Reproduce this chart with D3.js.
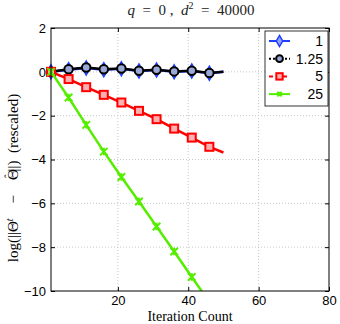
<!DOCTYPE html>
<html>
<head>
<meta charset="utf-8">
<script src="https://cdn.jsdelivr.net/npm/d3@7"></script>
<style>
  body { margin: 0; background: #fff; }
  svg text { font-family: "Liberation Sans", Arial, sans-serif; }
  .serif { font-family: "Liberation Serif", "DejaVu Serif", serif; }
</style>
</head>
<body>
<div id="container"></div>
<script>
/* CONSTANTS AND GLOBALS */
const width = 340,
  height = 324,
  margin = { top: 28, bottom: 33, left: 51, right: 11 };

// data
const iters = [1, 6, 11, 16, 21, 26, 31, 36, 41, 46, 50];
const labels = ["1", "1.25", "5", "25"];
const colors = ["#1f3fff", "#000000", "#ff0000", "#55ee00"];
const vals1 = [0, 0.1, 0.18, 0.1, 0.14, 0.04, 0.08, 0.0, 0.04, -0.06, 0];
const vals125 = [0, 0.12, 0.2, 0.12, 0.15, 0.05, 0.09, 0.02, 0.05, -0.05, 0];
const vals5 = [0, -0.33, -0.7, -1.05, -1.4, -1.78, -2.16, -2.59, -3.0, -3.42, -3.68];
const vals25 = [0, -1.17, -2.42, -3.64, -4.8, -5.92, -7.06, -8.2, -9.36, -10.5, -11.5];
const xTicks = [20, 40, 60, 80];
const yTicks = [2, 0, -2, -4, -6, -8, -10];

const series = [vals1, vals125, vals5, vals25].map((v, i) => ({
  name: labels[i],
  color: colors[i],
  points: iters.map((x, j) => ({ x: x, y: v[j] }))
}));

const svg = d3.select("#container")
  .append("svg")
  .attr("width", width)
  .attr("height", height);

const xScale = d3.scaleLinear().domain([1, 80]).range([margin.left, width - margin.right]);
const yScale = d3.scaleLinear().domain([-10, 2]).range([height - margin.bottom, margin.top]);

// grid
svg.append("g")
  .selectAll("line")
  .data(xTicks.slice(0, -1))
  .join("line")
  .attr("x1", d => xScale(d)).attr("x2", d => xScale(d))
  .attr("y1", yScale(2)).attr("y2", yScale(-10))
  .attr("stroke", "#c8c8c8").attr("stroke-dasharray", "1,2");
svg.append("g")
  .selectAll("line")
  .data(yTicks.slice(1, -1))
  .join("line")
  .attr("x1", xScale(1)).attr("x2", xScale(80))
  .attr("y1", d => yScale(d)).attr("y2", d => yScale(d))
  .attr("stroke", "#c8c8c8").attr("stroke-dasharray", "1,2");

// axes
const xAxis = d3.axisBottom(xScale).tickValues(xTicks).tickSize(-4).tickPadding(5);
const yAxis = d3.axisLeft(yScale).tickValues(yTicks).tickSize(-4).tickPadding(5)
  .tickFormat(d => d < 0 ? "\u2212" + Math.abs(d) : d);

svg.append("g")
  .attr("transform", `translate(0, ${height - margin.bottom})`)
  .call(xAxis)
  .call(g => g.select(".domain").remove())
  .call(g => g.selectAll("text").attr("font-size", 13).attr("fill", "#000"));
svg.append("g")
  .attr("transform", `translate(${margin.left}, 0)`)
  .call(yAxis)
  .call(g => g.select(".domain").remove())
  .call(g => g.selectAll("text").attr("font-size", 13).attr("fill", "#000"));
// right and top ticks
svg.append("g")
  .attr("transform", `translate(${width - margin.right}, 0)`)
  .call(d3.axisRight(yScale).tickValues(yTicks).tickSize(-4).tickFormat(""))
  .call(g => g.select(".domain").remove());
svg.append("g")
  .attr("transform", `translate(0, ${margin.top})`)
  .call(d3.axisTop(xScale).tickValues(xTicks).tickSize(-4).tickFormat(""))
  .call(g => g.select(".domain").remove());

// clip
svg.append("clipPath").attr("id", "clip")
  .append("rect")
  .attr("x", margin.left - 8).attr("y", margin.top)
  .attr("width", width - margin.left - margin.right + 8)
  .attr("height", height - margin.top - margin.bottom);

const plot = svg.append("g").attr("clip-path", "url(#clip)");

const lineGen = d3.line().x(d => xScale(d.x)).y(d => yScale(d.y));

function drawMarker(g, i, x, y, s) {
  if (i === 0) {
    g.append("path")
      .attr("d", `M${x},${y - s * 1.4}L${x + s * 0.8},${y}L${x},${y + s * 1.4}L${x - s * 0.8},${y}Z`)
      .attr("fill", "#8fa0ff").attr("stroke", colors[0]).attr("stroke-width", 1.5);
  } else if (i === 1) {
    g.append("circle").attr("cx", x).attr("cy", y).attr("r", s * 0.85)
      .attr("fill", "#9aa8d8").attr("stroke", colors[1]).attr("stroke-width", 2);
  } else if (i === 2) {
    g.append("rect").attr("x", x - s * 0.8).attr("y", y - s * 0.8)
      .attr("width", s * 1.6).attr("height", s * 1.6)
      .attr("fill", "#ffb0b0").attr("stroke", colors[2]).attr("stroke-width", 2);
  } else {
    g.append("path")
      .attr("d", `M${x - s * 0.75},${y - s * 0.75}L${x + s * 0.75},${y + s * 0.75}M${x - s * 0.75},${y + s * 0.75}L${x + s * 0.75},${y - s * 0.75}M${x},${y - s * 0.75}L${x},${y + s * 0.75}`)
      .attr("stroke", colors[3]).attr("stroke-width", 2).attr("fill", "none");
  }
}

series.forEach((s, i) => {
  plot.append("path")
    .datum(s.points)
    .attr("fill", "none")
    .attr("stroke", s.color)
    .attr("stroke-width", 2.5)
    .attr("d", lineGen);
  const mg = plot.append("g");
  s.points.slice(0, -1).forEach(p => drawMarker(mg, i, xScale(p.x), yScale(p.y), 5));
});

// frame
svg.append("rect")
  .attr("x", margin.left).attr("y", margin.top)
  .attr("width", width - margin.left - margin.right)
  .attr("height", height - margin.top - margin.bottom)
  .attr("fill", "none").attr("stroke", "#000").attr("stroke-width", 1);

// legend
const lg = svg.append("g").attr("transform", "translate(265, 31)");
lg.append("rect").attr("width", 63).attr("height", 75)
  .attr("fill", "#fff").attr("stroke", "#000").attr("stroke-width", 0.8);
const dashes = [null, "2,2", "4,3", null];
labels.forEach((l, i) => {
  const y = 10 + i * 17.7;
  lg.append("line").attr("x1", 4).attr("x2", 25).attr("y1", y).attr("y2", y)
    .attr("stroke", colors[i]).attr("stroke-width", 2)
    .attr("stroke-dasharray", dashes[i]);
  drawMarker(lg, i, 14.5, y, i === 3 ? 3 : 4);
  lg.append("text").attr("x", 58).attr("y", y + 5)
    .attr("text-anchor", "end").attr("font-size", 14).text(l);
});

// title
svg.append("text").attr("class", "serif")
  .attr("x", 191).attr("y", 15).attr("text-anchor", "middle")
  .attr("font-size", 15).attr("fill", "#222")
  .attr("xml:space", "preserve")
  .html('<tspan font-style="italic">q</tspan>  =  0 ,  <tspan font-style="italic">d</tspan><tspan dy="-6" font-size="10">2</tspan><tspan dy="6">  =  40000</tspan>');

// axis labels
svg.append("text").attr("class", "serif")
  .attr("x", 190).attr("y", 321).attr("text-anchor", "middle")
  .attr("font-size", 14).text("Iteration Count");

svg.append("text").attr("class", "serif")
  .attr("transform", "translate(18, 178) rotate(-90)")
  .attr("text-anchor", "middle").attr("font-size", 15)
  .attr("xml:space", "preserve")
  .html('log(||\u0398<tspan dy="-5" font-size="10" font-style="italic">t</tspan><tspan dy="5">    \u2212    \u0398</tspan><tspan dx="-9" dy="-6" font-size="11">\u02C6</tspan><tspan dx="3" dy="6">||)  (rescaled)</tspan>');
</script>
</body>
</html>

•••••

[Task description]
Skip every picture and transcribe the data above exactly.

[Response for this exercise]
Reproduce this chart with D3.js.
<!DOCTYPE html>
<html>
<head>
<meta charset="utf-8">
<script src="https://cdn.jsdelivr.net/npm/d3@7"></script>
<style>
  body { margin: 0; background: #fff; }
  svg text { font-family: "Liberation Sans", Arial, sans-serif; }
  .serif { font-family: "Liberation Serif", "DejaVu Serif", serif; }
</style>
</head>
<body>
<div id="container"></div>
<script>
/* CONSTANTS AND GLOBALS */
const width = 340,
  height = 324,
  margin = { top: 28, bottom: 33, left: 51, right: 11 };

// data
const iters = [1, 6, 11, 16, 21, 26, 31, 36, 41, 46, 50];
const labels = ["1", "1.25", "5", "25"];
const colors = ["#1f3fff", "#000000", "#ff0000", "#55ee00"];
const vals1 = [0, 0.1, 0.18, 0.1, 0.14, 0.04, 0.08, 0.0, 0.04, -0.06, 0];
const vals125 = [0, 0.12, 0.2, 0.12, 0.15, 0.05, 0.09, 0.02, 0.05, -0.05, 0];
const vals5 = [0, -0.33, -0.7, -1.05, -1.4, -1.78, -2.16, -2.59, -3.0, -3.42, -3.68];
const vals25 = [0, -1.17, -2.42, -3.64, -4.8, -5.92, -7.06, -8.2, -9.36, -10.5, -11.5];
const xTicks = [20, 40, 60, 80];
const yTicks = [2, 0, -2, -4, -6, -8, -10];

const series = [vals1, vals125, vals5, vals25].map((v, i) => ({
  name: labels[i],
  color: colors[i],
  points: iters.map((x, j) => ({ x: x, y: v[j] }))
}));

const svg = d3.select("#container")
  .append("svg")
  .attr("width", width)
  .attr("height", height);

const xScale = d3.scaleLinear().domain([1, 80]).range([margin.left, width - margin.right]);
const yScale = d3.scaleLinear().domain([-10, 2]).range([height - margin.bottom, margin.top]);

// grid
svg.append("g")
  .selectAll("line")
  .data(xTicks.slice(0, -1))
  .join("line")
  .attr("x1", d => xScale(d)).attr("x2", d => xScale(d))
  .attr("y1", yScale(2)).attr("y2", yScale(-10))
  .attr("stroke", "#c8c8c8").attr("stroke-dasharray", "1,2");
svg.append("g")
  .selectAll("line")
  .data(yTicks.slice(1, -1))
  .join("line")
  .attr("x1", xScale(1)).attr("x2", xScale(80))
  .attr("y1", d => yScale(d)).attr("y2", d => yScale(d))
  .attr("stroke", "#c8c8c8").attr("stroke-dasharray", "1,2");

// axes
const xAxis = d3.axisBottom(xScale).tickValues(xTicks).tickSize(-4).tickPadding(5);
const yAxis = d3.axisLeft(yScale).tickValues(yTicks).tickSize(-4).tickPadding(5)
  .tickFormat(d => d < 0 ? "\u2212" + Math.abs(d) : d);

svg.append("g")
  .attr("transform", `translate(0, ${height - margin.bottom})`)
  .call(xAxis)
  .call(g => g.select(".domain").remove())
  .call(g => g.selectAll("text").attr("font-size", 13).attr("fill", "#000"));
svg.append("g")
  .attr("transform", `translate(${margin.left}, 0)`)
  .call(yAxis)
  .call(g => g.select(".domain").remove())
  .call(g => g.selectAll("text").attr("font-size", 13).attr("fill", "#000"));
// right and top ticks
svg.append("g")
  .attr("transform", `translate(${width - margin.right}, 0)`)
  .call(d3.axisRight(yScale).tickValues(yTicks).tickSize(-4).tickFormat(""))
  .call(g => g.select(".domain").remove());
svg.append("g")
  .attr("transform", `translate(0, ${margin.top})`)
  .call(d3.axisTop(xScale).tickValues(xTicks).tickSize(-4).tickFormat(""))
  .call(g => g.select(".domain").remove());

// clip
svg.append("clipPath").attr("id", "clip")
  .append("rect")
  .attr("x", margin.left - 8).attr("y", margin.top)
  .attr("width", width - margin.left - margin.right + 8)
  .attr("height", height - margin.top - margin.bottom);

const plot = svg.append("g").attr("clip-path", "url(#clip)");

const lineGen = d3.line().x(d => xScale(d.x)).y(d => yScale(d.y));

function drawMarker(g, i, x, y, s) {
  if (i === 0) {
    g.append("path")
      .attr("d", `M${x},${y - s * 1.4}L${x + s * 0.8},${y}L${x},${y + s * 1.4}L${x - s * 0.8},${y}Z`)
      .attr("fill", "#8fa0ff").attr("stroke", colors[0]).attr("stroke-width", 1.5);
  } else if (i === 1) {
    g.append("circle").attr("cx", x).attr("cy", y).attr("r", s * 0.85)
      .attr("fill", "#9aa8d8").attr("stroke", colors[1]).attr("stroke-width", 2);
  } else if (i === 2) {
    g.append("rect").attr("x", x - s * 0.8).attr("y", y - s * 0.8)
      .attr("width", s * 1.6).attr("height", s * 1.6)
      .attr("fill", "#ffb0b0").attr("stroke", colors[2]).attr("stroke-width", 2);
  } else {
    g.append("path")
      .attr("d", `M${x - s * 0.75},${y - s * 0.75}L${x + s * 0.75},${y + s * 0.75}M${x - s * 0.75},${y + s * 0.75}L${x + s * 0.75},${y - s * 0.75}M${x},${y - s * 0.75}L${x},${y + s * 0.75}`)
      .attr("stroke", colors[3]).attr("stroke-width", 2).attr("fill", "none");
  }
}

series.forEach((s, i) => {
  plot.append("path")
    .datum(s.points)
    .attr("fill", "none")
    .attr("stroke", s.color)
    .attr("stroke-width", 2.5)
    .attr("d", lineGen);
  const mg = plot.append("g");
  s.points.slice(0, -1).forEach(p => drawMarker(mg, i, xScale(p.x), yScale(p.y), 5));
});

// frame
svg.append("rect")
  .attr("x", margin.left).attr("y", margin.top)
  .attr("width", width - margin.left - margin.right)
  .attr("height", height - margin.top - margin.bottom)
  .attr("fill", "none").attr("stroke", "#000").attr("stroke-width", 1);

// legend
const lg = svg.append("g").attr("transform", "translate(265, 31)");
lg.append("rect").attr("width", 63).attr("height", 75)
  .attr("fill", "#fff").attr("stroke", "#000").attr("stroke-width", 0.8);
const dashes = [null, "2,2", "4,3", null];
labels.forEach((l, i) => {
  const y = 10 + i * 17.7;
  lg.append("line").attr("x1", 4).attr("x2", 25).attr("y1", y).attr("y2", y)
    .attr("stroke", colors[i]).attr("stroke-width", 2)
    .attr("stroke-dasharray", dashes[i]);
  drawMarker(lg, i, 14.5, y, i === 3 ? 3 : 4);
  lg.append("text").attr("x", 58).attr("y", y + 5)
    .attr("text-anchor", "end").attr("font-size", 14).text(l);
});

// title
svg.append("text").attr("class", "serif")
  .attr("x", 191).attr("y", 15).attr("text-anchor", "middle")
  .attr("font-size", 15).attr("fill", "#222")
  .attr("xml:space", "preserve")
  .html('<tspan font-style="italic">q</tspan>  =  0 ,  <tspan font-style="italic">d</tspan><tspan dy="-6" font-size="10">2</tspan><tspan dy="6">  =  40000</tspan>');

// axis labels
svg.append("text").attr("class", "serif")
  .attr("x", 190).attr("y", 321).attr("text-anchor", "middle")
  .attr("font-size", 14).text("Iteration Count");

svg.append("text").attr("class", "serif")
  .attr("transform", "translate(18, 178) rotate(-90)")
  .attr("text-anchor", "middle").attr("font-size", 15)
  .attr("xml:space", "preserve")
  .html('log(||\u0398<tspan dy="-5" font-size="10" font-style="italic">t</tspan><tspan dy="5">    \u2212    \u0398</tspan><tspan dx="-9" dy="-6" font-size="11">\u02C6</tspan><tspan dx="3" dy="6">||)  (rescaled)</tspan>');
</script>
</body>
</html>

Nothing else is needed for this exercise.